* WHAT YOU ARE ASKED TO DO: Using the listing below, set down each line from the line containing "Recreate this image" through the line containing "22, 24, 30];", both ends included, exactly and with nothing added.

* SUPPLIED DATA:
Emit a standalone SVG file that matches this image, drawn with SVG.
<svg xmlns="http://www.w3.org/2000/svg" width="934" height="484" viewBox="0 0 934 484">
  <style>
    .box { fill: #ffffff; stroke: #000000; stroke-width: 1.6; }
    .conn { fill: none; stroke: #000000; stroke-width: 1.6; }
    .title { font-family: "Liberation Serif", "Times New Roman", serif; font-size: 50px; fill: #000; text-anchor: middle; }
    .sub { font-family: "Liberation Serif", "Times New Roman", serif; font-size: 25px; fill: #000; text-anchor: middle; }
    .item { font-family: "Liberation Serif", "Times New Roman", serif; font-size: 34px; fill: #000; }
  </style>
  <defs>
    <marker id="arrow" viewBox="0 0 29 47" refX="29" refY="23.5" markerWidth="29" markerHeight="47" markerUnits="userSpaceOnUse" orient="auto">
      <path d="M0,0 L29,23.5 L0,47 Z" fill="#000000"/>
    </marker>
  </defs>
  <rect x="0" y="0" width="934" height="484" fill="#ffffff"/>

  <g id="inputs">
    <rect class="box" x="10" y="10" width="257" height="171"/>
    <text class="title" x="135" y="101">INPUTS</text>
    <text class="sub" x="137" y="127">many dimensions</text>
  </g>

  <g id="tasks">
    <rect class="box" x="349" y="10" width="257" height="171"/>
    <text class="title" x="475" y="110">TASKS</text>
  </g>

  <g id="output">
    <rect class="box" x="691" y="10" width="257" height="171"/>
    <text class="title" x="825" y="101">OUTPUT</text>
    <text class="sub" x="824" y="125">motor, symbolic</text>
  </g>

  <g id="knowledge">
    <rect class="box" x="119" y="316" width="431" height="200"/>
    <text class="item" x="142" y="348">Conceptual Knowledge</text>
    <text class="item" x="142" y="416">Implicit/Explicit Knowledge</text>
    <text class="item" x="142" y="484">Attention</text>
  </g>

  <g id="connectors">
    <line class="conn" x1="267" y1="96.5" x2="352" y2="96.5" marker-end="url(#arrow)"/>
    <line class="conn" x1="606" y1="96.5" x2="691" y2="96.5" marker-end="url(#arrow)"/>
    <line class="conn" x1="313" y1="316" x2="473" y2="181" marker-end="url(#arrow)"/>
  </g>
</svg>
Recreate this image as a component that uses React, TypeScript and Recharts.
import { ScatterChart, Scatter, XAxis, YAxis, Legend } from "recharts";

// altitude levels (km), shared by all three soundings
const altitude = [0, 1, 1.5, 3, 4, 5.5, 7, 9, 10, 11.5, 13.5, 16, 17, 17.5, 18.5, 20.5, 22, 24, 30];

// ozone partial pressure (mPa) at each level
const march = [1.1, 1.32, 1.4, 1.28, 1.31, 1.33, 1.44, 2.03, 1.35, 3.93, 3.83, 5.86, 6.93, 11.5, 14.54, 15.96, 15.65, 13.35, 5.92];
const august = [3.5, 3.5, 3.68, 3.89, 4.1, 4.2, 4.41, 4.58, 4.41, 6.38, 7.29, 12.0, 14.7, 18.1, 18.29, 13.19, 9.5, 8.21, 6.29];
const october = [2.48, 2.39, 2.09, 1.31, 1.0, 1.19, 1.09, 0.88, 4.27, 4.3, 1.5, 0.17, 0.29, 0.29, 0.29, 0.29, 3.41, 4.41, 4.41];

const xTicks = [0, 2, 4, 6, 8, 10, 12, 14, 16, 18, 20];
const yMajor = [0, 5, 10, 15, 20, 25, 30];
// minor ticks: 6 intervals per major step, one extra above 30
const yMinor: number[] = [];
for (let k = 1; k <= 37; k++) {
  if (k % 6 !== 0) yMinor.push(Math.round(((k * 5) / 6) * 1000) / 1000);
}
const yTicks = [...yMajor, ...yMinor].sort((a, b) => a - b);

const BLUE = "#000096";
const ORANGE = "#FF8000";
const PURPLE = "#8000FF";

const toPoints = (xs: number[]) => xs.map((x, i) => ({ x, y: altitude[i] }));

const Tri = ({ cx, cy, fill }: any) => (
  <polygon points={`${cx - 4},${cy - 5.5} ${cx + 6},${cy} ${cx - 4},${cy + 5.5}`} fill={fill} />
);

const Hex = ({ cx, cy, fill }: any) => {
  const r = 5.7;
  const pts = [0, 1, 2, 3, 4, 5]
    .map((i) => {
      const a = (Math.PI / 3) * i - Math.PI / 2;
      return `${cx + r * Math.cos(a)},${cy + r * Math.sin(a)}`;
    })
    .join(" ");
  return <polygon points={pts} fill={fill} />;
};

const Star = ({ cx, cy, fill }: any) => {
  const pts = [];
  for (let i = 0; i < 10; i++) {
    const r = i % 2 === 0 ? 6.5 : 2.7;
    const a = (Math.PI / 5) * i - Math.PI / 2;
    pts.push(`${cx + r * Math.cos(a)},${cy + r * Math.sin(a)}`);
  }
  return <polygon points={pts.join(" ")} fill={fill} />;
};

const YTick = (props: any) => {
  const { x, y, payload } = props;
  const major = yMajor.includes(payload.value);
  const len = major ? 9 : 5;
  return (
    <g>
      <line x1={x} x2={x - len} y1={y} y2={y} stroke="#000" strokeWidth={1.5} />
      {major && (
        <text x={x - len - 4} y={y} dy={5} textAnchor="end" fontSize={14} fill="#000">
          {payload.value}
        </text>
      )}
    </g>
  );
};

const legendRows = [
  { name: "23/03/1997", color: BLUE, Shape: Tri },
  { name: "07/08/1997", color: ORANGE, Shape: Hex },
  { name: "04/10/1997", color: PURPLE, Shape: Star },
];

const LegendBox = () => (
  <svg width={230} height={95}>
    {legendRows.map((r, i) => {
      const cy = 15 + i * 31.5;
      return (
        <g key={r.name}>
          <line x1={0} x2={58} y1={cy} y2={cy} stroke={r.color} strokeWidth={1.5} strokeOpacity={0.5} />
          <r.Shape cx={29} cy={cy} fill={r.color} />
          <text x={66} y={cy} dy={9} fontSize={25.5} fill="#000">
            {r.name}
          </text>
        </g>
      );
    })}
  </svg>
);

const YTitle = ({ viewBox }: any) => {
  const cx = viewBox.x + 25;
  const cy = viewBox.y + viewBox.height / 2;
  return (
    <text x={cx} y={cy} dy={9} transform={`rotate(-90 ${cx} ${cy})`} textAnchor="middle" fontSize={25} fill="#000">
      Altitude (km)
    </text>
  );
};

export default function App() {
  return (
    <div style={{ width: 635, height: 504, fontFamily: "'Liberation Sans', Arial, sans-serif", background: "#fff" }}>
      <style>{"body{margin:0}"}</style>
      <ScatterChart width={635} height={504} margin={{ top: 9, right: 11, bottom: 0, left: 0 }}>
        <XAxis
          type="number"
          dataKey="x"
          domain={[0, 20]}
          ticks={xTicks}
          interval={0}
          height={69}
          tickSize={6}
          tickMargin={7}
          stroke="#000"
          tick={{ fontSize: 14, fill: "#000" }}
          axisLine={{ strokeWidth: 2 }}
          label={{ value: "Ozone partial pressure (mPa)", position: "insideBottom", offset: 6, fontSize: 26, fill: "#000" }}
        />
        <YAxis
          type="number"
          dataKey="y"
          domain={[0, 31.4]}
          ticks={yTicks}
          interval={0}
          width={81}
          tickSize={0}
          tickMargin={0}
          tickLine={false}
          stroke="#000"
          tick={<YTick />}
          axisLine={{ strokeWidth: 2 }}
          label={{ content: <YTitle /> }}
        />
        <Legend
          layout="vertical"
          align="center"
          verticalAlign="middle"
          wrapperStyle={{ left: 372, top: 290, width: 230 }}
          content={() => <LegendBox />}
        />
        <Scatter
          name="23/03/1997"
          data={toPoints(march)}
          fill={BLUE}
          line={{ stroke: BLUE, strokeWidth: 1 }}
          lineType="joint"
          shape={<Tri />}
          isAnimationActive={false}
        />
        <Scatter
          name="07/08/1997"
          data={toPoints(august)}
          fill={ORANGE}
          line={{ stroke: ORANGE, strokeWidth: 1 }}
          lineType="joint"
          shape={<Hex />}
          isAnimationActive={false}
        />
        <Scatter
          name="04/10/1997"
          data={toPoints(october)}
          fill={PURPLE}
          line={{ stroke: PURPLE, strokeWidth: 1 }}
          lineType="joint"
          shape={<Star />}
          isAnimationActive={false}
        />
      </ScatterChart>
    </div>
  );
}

* COMPLETE RESPONSE:
Recreate this image as a component that uses React, TypeScript and Recharts.
import { ScatterChart, Scatter, XAxis, YAxis, Legend } from "recharts";

// altitude levels (km), shared by all three soundings
const altitude = [0, 1, 1.5, 3, 4, 5.5, 7, 9, 10, 11.5, 13.5, 16, 17, 17.5, 18.5, 20.5, 22, 24, 30];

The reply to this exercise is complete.